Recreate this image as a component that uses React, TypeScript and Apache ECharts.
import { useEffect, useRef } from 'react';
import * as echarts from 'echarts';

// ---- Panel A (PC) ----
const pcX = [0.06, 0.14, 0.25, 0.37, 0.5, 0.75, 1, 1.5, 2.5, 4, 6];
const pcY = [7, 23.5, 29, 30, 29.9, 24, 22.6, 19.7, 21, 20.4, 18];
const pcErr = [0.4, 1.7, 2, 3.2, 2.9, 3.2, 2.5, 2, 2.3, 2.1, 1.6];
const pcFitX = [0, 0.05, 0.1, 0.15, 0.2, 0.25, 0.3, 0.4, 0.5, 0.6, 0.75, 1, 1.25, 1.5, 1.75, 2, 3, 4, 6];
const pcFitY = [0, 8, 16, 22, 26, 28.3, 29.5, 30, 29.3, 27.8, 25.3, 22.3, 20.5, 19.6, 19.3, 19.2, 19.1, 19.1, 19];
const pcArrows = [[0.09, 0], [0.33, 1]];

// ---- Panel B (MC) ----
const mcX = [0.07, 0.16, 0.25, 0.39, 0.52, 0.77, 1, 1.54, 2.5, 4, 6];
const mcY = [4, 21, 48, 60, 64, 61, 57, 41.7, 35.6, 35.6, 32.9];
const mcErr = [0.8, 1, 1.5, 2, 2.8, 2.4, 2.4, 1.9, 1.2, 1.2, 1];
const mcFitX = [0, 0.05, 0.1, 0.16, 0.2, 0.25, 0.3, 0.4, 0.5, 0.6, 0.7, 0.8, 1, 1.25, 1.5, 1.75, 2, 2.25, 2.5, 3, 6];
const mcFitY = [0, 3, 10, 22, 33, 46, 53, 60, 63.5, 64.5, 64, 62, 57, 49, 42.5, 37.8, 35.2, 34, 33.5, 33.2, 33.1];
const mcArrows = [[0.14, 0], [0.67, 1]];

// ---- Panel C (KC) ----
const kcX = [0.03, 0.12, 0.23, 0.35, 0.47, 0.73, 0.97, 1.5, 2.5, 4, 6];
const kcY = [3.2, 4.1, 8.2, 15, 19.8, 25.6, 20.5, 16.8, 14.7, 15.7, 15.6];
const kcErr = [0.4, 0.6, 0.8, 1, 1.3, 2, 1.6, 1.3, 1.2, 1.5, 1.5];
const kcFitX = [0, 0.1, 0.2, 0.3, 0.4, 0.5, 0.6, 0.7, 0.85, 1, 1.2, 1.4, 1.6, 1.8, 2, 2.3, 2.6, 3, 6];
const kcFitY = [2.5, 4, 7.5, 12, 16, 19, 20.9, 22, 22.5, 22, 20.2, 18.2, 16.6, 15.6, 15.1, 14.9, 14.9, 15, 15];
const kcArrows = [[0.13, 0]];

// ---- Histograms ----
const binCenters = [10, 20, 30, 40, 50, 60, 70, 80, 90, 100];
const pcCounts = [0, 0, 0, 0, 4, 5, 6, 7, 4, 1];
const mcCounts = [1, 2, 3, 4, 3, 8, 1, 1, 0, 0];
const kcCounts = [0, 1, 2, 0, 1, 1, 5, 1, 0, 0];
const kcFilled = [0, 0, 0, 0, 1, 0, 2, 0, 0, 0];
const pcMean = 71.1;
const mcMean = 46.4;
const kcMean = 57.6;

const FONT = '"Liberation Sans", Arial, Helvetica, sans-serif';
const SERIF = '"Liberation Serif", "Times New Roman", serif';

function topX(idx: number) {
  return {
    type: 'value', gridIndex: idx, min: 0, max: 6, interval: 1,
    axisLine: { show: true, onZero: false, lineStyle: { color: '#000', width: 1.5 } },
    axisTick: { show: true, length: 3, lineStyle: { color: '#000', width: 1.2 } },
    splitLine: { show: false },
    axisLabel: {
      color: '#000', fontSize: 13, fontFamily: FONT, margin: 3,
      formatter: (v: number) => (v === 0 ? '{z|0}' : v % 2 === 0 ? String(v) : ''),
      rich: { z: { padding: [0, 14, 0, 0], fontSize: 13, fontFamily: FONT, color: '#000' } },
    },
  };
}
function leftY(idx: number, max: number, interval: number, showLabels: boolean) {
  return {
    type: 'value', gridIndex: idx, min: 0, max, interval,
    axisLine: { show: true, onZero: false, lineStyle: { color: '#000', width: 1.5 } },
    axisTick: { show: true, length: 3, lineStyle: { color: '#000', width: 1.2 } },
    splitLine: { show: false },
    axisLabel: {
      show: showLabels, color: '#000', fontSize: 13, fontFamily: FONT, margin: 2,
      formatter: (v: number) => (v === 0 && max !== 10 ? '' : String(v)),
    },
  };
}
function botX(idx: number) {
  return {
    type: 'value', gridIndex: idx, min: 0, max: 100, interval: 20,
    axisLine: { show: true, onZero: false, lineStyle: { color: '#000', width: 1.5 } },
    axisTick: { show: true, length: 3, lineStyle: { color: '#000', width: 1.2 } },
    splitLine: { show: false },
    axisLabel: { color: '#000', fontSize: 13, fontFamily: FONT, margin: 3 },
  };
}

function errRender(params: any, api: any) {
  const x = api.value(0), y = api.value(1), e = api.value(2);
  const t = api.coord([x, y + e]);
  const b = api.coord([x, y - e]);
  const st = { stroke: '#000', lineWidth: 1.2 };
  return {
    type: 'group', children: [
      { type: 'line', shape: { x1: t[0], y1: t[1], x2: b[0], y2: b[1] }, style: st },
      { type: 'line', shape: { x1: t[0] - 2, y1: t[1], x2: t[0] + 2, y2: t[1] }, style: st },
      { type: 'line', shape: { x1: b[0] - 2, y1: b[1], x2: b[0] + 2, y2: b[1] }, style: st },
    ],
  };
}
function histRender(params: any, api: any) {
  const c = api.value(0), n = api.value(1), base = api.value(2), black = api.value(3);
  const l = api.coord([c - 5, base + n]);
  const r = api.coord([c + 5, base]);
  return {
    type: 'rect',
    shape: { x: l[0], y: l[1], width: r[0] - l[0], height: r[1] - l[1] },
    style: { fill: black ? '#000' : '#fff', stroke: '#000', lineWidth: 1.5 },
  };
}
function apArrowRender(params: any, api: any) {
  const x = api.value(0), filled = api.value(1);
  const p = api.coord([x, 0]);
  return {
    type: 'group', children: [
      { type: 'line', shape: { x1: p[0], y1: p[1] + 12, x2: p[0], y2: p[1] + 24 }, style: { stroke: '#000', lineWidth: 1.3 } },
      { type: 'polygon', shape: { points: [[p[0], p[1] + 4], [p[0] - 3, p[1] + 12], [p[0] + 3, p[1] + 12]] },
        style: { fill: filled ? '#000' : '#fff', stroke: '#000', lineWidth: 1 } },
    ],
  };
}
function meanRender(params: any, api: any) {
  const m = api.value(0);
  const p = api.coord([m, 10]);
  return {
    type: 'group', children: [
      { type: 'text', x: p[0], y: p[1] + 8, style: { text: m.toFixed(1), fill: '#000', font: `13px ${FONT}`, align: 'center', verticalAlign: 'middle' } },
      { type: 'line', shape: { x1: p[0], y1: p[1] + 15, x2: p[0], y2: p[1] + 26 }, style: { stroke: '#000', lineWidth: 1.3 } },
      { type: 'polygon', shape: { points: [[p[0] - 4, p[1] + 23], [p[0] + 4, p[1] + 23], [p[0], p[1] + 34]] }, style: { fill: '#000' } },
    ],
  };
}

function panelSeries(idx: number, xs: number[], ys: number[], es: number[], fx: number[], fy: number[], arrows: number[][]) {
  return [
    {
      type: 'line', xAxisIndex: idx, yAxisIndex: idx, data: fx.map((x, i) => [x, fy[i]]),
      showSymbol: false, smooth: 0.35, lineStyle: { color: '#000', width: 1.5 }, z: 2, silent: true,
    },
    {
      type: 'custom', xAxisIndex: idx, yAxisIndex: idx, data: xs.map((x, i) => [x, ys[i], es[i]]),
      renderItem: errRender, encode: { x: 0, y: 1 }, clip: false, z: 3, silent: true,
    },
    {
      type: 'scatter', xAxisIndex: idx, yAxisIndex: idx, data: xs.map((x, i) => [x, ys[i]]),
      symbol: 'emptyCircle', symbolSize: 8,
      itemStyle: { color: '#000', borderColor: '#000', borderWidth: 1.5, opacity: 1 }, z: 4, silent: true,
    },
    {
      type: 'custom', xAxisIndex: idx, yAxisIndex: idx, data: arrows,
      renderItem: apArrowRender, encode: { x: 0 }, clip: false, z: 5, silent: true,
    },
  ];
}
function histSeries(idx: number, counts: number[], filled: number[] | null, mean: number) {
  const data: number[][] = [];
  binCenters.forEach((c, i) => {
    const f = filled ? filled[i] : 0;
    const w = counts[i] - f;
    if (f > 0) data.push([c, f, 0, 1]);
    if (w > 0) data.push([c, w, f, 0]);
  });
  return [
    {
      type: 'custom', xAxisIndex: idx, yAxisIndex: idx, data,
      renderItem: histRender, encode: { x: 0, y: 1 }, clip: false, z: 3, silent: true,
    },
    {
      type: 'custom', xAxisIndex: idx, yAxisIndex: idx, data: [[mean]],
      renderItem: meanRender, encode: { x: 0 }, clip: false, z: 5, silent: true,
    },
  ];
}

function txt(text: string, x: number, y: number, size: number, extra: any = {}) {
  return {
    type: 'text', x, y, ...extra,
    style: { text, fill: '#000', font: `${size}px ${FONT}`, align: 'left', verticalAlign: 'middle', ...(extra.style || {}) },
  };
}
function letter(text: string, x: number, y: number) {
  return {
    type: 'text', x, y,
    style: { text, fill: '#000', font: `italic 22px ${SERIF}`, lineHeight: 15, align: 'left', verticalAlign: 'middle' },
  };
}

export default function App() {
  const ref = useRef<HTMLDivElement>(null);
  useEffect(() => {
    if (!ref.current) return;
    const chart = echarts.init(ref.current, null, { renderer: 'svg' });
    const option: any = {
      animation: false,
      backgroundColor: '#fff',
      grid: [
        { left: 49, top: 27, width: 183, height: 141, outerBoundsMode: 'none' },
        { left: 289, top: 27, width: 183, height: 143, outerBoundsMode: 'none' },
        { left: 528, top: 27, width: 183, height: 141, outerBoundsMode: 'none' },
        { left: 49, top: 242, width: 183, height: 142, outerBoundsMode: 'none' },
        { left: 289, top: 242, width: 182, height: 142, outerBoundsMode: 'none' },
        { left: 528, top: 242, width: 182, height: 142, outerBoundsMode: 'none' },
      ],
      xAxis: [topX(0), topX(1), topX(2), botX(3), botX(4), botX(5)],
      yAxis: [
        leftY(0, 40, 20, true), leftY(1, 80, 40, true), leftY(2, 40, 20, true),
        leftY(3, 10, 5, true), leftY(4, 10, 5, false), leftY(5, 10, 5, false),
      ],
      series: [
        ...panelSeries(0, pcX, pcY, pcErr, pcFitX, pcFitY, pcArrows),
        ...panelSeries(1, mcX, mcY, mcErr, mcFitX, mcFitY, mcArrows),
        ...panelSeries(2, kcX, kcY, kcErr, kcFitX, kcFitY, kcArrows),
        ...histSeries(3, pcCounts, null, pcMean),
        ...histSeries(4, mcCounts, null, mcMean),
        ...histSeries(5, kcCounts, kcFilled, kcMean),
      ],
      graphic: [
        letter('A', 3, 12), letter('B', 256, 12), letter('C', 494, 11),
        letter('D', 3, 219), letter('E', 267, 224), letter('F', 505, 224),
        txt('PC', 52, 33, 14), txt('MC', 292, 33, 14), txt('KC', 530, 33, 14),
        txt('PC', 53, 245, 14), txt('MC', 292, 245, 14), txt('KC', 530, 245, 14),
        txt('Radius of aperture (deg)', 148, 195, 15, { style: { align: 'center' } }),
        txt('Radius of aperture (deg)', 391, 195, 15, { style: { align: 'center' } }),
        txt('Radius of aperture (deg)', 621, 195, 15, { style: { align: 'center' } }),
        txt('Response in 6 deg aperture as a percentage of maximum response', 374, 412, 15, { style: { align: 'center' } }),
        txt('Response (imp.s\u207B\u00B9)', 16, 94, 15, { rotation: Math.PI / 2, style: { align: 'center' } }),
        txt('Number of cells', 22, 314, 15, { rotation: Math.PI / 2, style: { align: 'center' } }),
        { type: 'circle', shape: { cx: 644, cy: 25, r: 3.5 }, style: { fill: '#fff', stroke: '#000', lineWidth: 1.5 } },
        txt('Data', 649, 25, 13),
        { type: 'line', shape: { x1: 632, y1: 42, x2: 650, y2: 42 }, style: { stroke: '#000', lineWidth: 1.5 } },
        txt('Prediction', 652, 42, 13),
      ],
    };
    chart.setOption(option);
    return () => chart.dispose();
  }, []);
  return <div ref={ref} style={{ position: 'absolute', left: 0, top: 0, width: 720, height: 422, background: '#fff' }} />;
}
= = = =
_Exercise_.
Each line from the start of the listing above through the line containing "const pcArrows = [[0.09, 0], [0.33, 1]];" should be copied exactly, please, with no other lines added.

_Exercise solution_.
Recreate this image as a component that uses React, TypeScript and Apache ECharts.
import { useEffect, useRef } from 'react';
import * as echarts from 'echarts';

// ---- Panel A (PC) ----
const pcX = [0.06, 0.14, 0.25, 0.37, 0.5, 0.75, 1, 1.5, 2.5, 4, 6];
const pcY = [7, 23.5, 29, 30, 29.9, 24, 22.6, 19.7, 21, 20.4, 18];
const pcErr = [0.4, 1.7, 2, 3.2, 2.9, 3.2, 2.5, 2, 2.3, 2.1, 1.6];
const pcFitX = [0, 0.05, 0.1, 0.15, 0.2, 0.25, 0.3, 0.4, 0.5, 0.6, 0.75, 1, 1.25, 1.5, 1.75, 2, 3, 4, 6];
const pcFitY = [0, 8, 16, 22, 26, 28.3, 29.5, 30, 29.3, 27.8, 25.3, 22.3, 20.5, 19.6, 19.3, 19.2, 19.1, 19.1, 19];
const pcArrows = [[0.09, 0], [0.33, 1]];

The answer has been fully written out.